Open egeakman opened this issue 2 years ago • 6 comments

Updates:

  • Fully migrated to pyproject.toml
  • Added formatter and validator for pyproject.toml to pre-commit config

Ideas:

  • We could use hatchling as the build backend

Here is an example project using hatchling and pyproject.toml.

To build:

python -m pip install build
python -m build

This builds a wheel and a tar under dist/, ready to ship.

egeakman avatar Dec 29 '23 17:12 egeakman

Ping @bozhodimitrov

egeakman avatar Jan 05 '24 15:01 egeakman

Which advantages/disadvantages can be expected with this approach?

stefan6419846 avatar Jan 05 '24 15:01 stefan6419846

Basically, pyproject.toml is the modern and standardized way for most Python packages.

Here are some more specific advantages and disadvantages of pyproject.toml:

Advantages:

  • All metadata and tool configuration in one place: less files (3 -> 1) to worry about.
  • Tool-agnostic: supports multiple build-backends like hatchling (unlike setup.py which only supports setuptools).
  • Tool integration: popular tools like black, isort, ruff, ... can be directly integrated.

Disadvantages:

  • Might not be the best option if dynamic or system-specific build logic is required (which is not for this project).
  • Requires an extra package to be installed: build, but it is already the recommended tool (by PyPA) for creating source distributions and wheels.

See also: Simon Willison's blog post, PEP 517, PEP 518

egeakman avatar Jan 05 '24 21:01 egeakman

I'm more drawn to using hatchling these days. Here is an exhaustive answer to "Why Hatch?".

I can edit the PR to use hatchling instead of setuptools, just let me know.

egeakman avatar Jan 05 '24 22:01 egeakman

Kindly pinging again @stefan6419846. If this project needs more love, I'd be more than happy to help with basic maintenance/triage.

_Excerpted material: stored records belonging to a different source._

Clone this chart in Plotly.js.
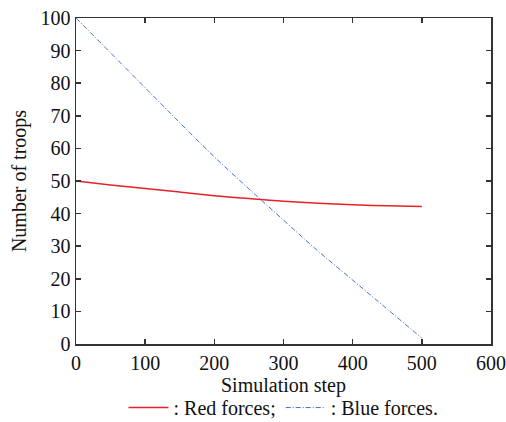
<!DOCTYPE html>
<html>
<head>
<meta charset="utf-8">
<script src="https://cdn.plot.ly/plotly-3.0.1.min.js"></script>
<style>html,body{margin:0;padding:0;background:#fff;}#chart{width:506px;height:422px;}</style>
</head>
<body>
<div id="chart"></div>
<script>
const steps = [0, 50, 100, 150, 200, 250, 300, 350, 400, 450, 500];
const redForces = [50, 48.8, 47.7, 46.6, 45.5, 44.6, 43.8, 43.2, 42.7, 42.4, 42.2];
const blueForces = [100, 89.3, 78.6, 67.9, 57.4, 47.6, 38.0, 28.5, 19.6, 10.7, 1.8];
const xTicks = [0, 100, 200, 300, 400, 500, 600];
const yTicks = [0, 10, 20, 30, 40, 50, 60, 70, 80, 90, 100];

const font = {family: '"Liberation Serif", "Times New Roman", serif', size: 20, color: '#111'};

const traces = [
  {x: steps, y: redForces, type: 'scatter', mode: 'lines', name: ': Red forces;',
   line: {color: 'rgb(232,32,40)', width: 1.5, shape: 'spline'}},
  {x: steps, y: blueForces, type: 'scatter', mode: 'lines', name: ': Blue forces.',
   line: {color: 'rgb(70,110,205)', width: 1, dash: '5px,2px,1px,2px', shape: 'spline'}}
];

const axisCommon = {
  showgrid: false, zeroline: false, showline: true, linecolor: '#333', linewidth: 1.5,
  mirror: 'allticks', ticks: 'inside', ticklen: 5, tickwidth: 1.5, tickcolor: '#333',
  tickfont: font, automargin: false
};

const layout = {
  width: 506, height: 422,
  margin: {l: 76, r: 15, t: 18, b: 78, autoexpand: false},
  paper_bgcolor: '#fff', plot_bgcolor: '#fff',
  font: font,
  showlegend: true,
  legend: {orientation: 'h', x: 0.5, xanchor: 'center', y: -0.195, yanchor: 'middle',
           font: font, bgcolor: 'rgba(0,0,0,0)', itemwidth: 40, traceorder: 'normal'},
  xaxis: Object.assign({}, axisCommon, {range: [0, 600], tickvals: xTicks, ticktext: xTicks.map(String),
    title: {text: 'Simulation step', font: font, standoff: 0}}),
  yaxis: Object.assign({}, axisCommon, {range: [0, 100], tickvals: yTicks, ticktext: yTicks.map(String),
    title: {text: 'Number of troops', font: font, standoff: 8}})
};

Plotly.newPlot('chart', traces, layout, {displayModeBar: false, staticPlot: true});
</script>
</body>
</html>
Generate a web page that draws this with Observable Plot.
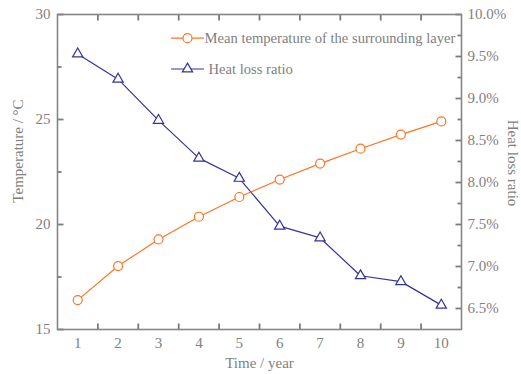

egeakman avatar Jan 08 '24 07:01 egeakman

I have no strong opinion on the build tools itself - if you have a look at my own repositories, you will see that I still mostly use the traditional setuptools approach with setup.py, although with the latest commands. For this reason, I personally do not see the direct need to migrate anything here unless there are actual maintenance benefits.

Leaving this aside: I am just a contributor here, no maintainer/collaborator, thus I am not able to decide this anyway ;) I am sure that the maintainers come back to you once they find appropriate time.